Updated: February 19, 2024 By: Guest Contributor Post a comment

Introduction

Converting a Pandas DataFrame to a NumPy array is a common operation in data science, allowing you to leverage the speed and efficiency of NumPy for numerical computations. In this guide, we’ll explore several methods to perform this conversion, each suited to different scenarios and needs.

Using values Attribute

One of the simplest and most direct ways of converting a DataFrame into a NumPy array is by accessing the values attribute. This approach is straightforward and works well for most use cases.

  1. Create your DataFrame.
  2. Access the values attribute of the DataFrame.

Example:

import pandas as pd
import numpy as np

df = pd.DataFrame({
    'A': [1, 2, 3],
    'B': [4, 5, 6]
})

array = df.values
print(array)

Notes: The values attribute returns the DataFrame values in a 2D NumPy array. This method is quick and efficient but does not allow for selective column conversion or data type specification.

Using to_numpy() Method

A more flexible alternative to the values attribute, the to_numpy() method, allows you to specify the data type and whether the index should be included. This makes it a better choice for scenarios requiring more control over the conversion process.

  1. Create your DataFrame.
  2. Call the to_numpy() method on the DataFrame, optionally specifying the dtype and whether to include the index.

Example:

import pandas as pd
import numpy as np

df = pd.DataFrame({
    'A': [1, 2, 3],
    'B': [4, 5, 6]
})

array = df.to_numpy()
print(array)

Notes: The to_numpy() method offers more control over the resultant array’s data type and structure. However, it might be slightly slower than using the values attribute, especially for large DataFrames.

Applying astype() for Data Type Conversion

In situations where control over the resulting NumPy array’s data type is crucial, using the astype() method before conversion can ensure the desired data type is applied throughout the array.

  1. Create your DataFrame.
  2. Use the astype() method on the DataFrame to specify the desired data type for the entire array.
  3. Convert to a NumPy array using either the values attribute or the to_numpy() method.

Example:

import pandas as pd
import numpy as np

df = pd.DataFrame({
    'A': [1, 2, 3],
    'B': [4, 5, 6]
})

df = df.astype('float64')
array = df.to_numpy()
print(array)

Notes: This approach gives you full control over the data type, which can be important for numerical computations requiring precision.

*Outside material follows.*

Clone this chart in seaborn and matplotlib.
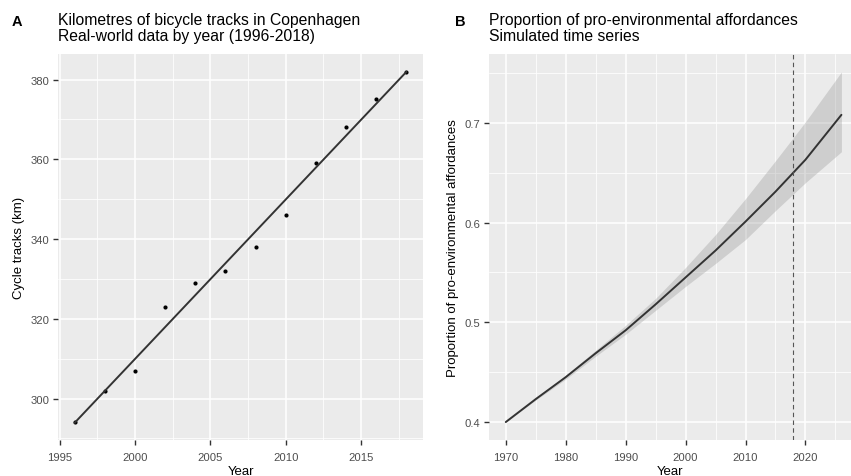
import numpy as np
import pandas as pd
import seaborn as sns
import matplotlib.pyplot as plt
from matplotlib.ticker import MultipleLocator

# Panel A: real-world data
track_years = [1996, 1998, 2000, 2002, 2004, 2006, 2008, 2010, 2012, 2014, 2016, 2018]
track_km = [294, 302, 307, 323, 329, 332, 338, 346, 359, 368, 375, 382]

# Panel B: simulated series (mean and interval)
sim_years = [1970, 1975, 1980, 1985, 1990, 1995, 2000, 2005, 2010, 2015, 2020, 2026]
sim_mean = [0.400, 0.423, 0.445, 0.469, 0.492, 0.518, 0.545, 0.572, 0.601, 0.631, 0.663, 0.708]
sim_upper = [0.400, 0.424, 0.447, 0.472, 0.497, 0.524, 0.555, 0.588, 0.624, 0.662, 0.701, 0.751]
sim_lower = [0.400, 0.422, 0.443, 0.466, 0.488, 0.512, 0.536, 0.559, 0.583, 0.612, 0.640, 0.671]
current_year = 2018

sns.set_theme(style='darkgrid')
plt.rcParams['font.family'] = ['Liberation Sans', 'DejaVu Sans']
plt.rcParams['text.color'] = 'black'
plt.rcParams['axes.labelcolor'] = 'black'

W, H = 851, 477
fig = plt.figure(figsize=(W / 100, H / 100), dpi=100)
fig.patch.set_facecolor('white')
ax1 = fig.add_axes([58 / W, 36 / H, 365 / W, 386 / H])
ax2 = fig.add_axes([489 / W, 36 / H, 362 / W, 386 / H])


def gg_style(ax):
    ax.set_facecolor('#EBEBEB')
    for s in ax.spines.values():
        s.set_visible(False)
    ax.set_axisbelow(True)
    ax.grid(which='major', color='white', lw=1.1)
    ax.grid(which='minor', color='white', lw=0.55)
    ax.tick_params(which='major', length=3.6, width=1.0, color='#333333',
                   labelsize=8.1, labelcolor='#4D4D4D', pad=2.8,
                   bottom=True, left=True)
    ax.tick_params(axis='x', which='major', pad=5.2)
    ax.tick_params(which='minor', length=0)


# A
df_a = pd.DataFrame({'Year': track_years, 'km': track_km})
sns.regplot(data=df_a, x='Year', y='km', ax=ax1, ci=None,
            scatter_kws={'s': 9, 'color': 'black', 'linewidths': 0, 'alpha': 1},
            line_kws={'color': '#333333', 'lw': 1.4})
ax1.set_xlim(1994.9, 2019.1)
ax1.set_ylim(289.6, 386.4)
ax1.xaxis.set_major_locator(MultipleLocator(5))
ax1.xaxis.set_minor_locator(MultipleLocator(2.5))
ax1.yaxis.set_major_locator(MultipleLocator(20))
ax1.yaxis.set_minor_locator(MultipleLocator(10))
gg_style(ax1)
ax1.set_xlabel('Year', fontsize=9.5, labelpad=2)
ax1.set_ylabel('Cycle tracks (km)', fontsize=9.5, labelpad=4)

# B
df_b = pd.DataFrame({'Year': sim_years, 'mean': sim_mean,
                     'lo': sim_lower, 'hi': sim_upper})
ax2.fill_between(df_b['Year'], df_b['lo'], df_b['hi'], color='#999999',
                 alpha=0.35, lw=0)
sns.lineplot(data=df_b, x='Year', y='mean', ax=ax2, color='#333333', lw=1.4)
ax2.axvline(current_year, color='#555555', ls=(0, (4, 3)), lw=0.8)
ax2.set_xlim(1967.2, 2027.6)
ax2.set_ylim(0.382, 0.769)
ax2.xaxis.set_major_locator(MultipleLocator(10))
ax2.xaxis.set_minor_locator(MultipleLocator(5))
ax2.yaxis.set_major_locator(MultipleLocator(0.1))
ax2.yaxis.set_minor_locator(MultipleLocator(0.05))
ax2.yaxis.set_major_formatter(plt.FuncFormatter(lambda v, p: f'{v:g}'))
gg_style(ax2)
ax2.set_xlabel('Year', fontsize=9.5, labelpad=2)
ax2.set_ylabel('Proportion of pro-environmental affordances', fontsize=9.5, labelpad=4)

# titles and panel letters
def top_text(x, y, s, **kw):
    fig.text(x / W, 1 - y / H, s, va='baseline', ha='left', **kw)

top_text(58, 25, 'Kilometres of bicycle tracks in Copenhagen', fontsize=11.3)
top_text(58, 41, 'Real-world data by year (1996-2018)', fontsize=11.3)
top_text(489, 25, 'Proportion of pro-environmental affordances', fontsize=11.3)
top_text(489, 41, 'Simulated time series', fontsize=11.3)
top_text(12, 26, 'A', fontsize=10.5, fontweight='bold')
top_text(455, 26, 'B', fontsize=10.5, fontweight='bold')

fig.savefig('out.png', dpi=100)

However, changing data types might impact performance or lead to data loss if the conversion is not compatible.

Conclusion

Converting a DataFrame to a NumPy array is a versatile operation in pandas, with several methods available to suit various needs. Whether you need a simple conversion or require specific data types and structures, pandas provides the tools necessary to seamlessly transition between DataFrame and NumPy array representations. Understanding the benefits and limitations of each method allows you to choose the most appropriate one for your specific data manipulation and computational tasks.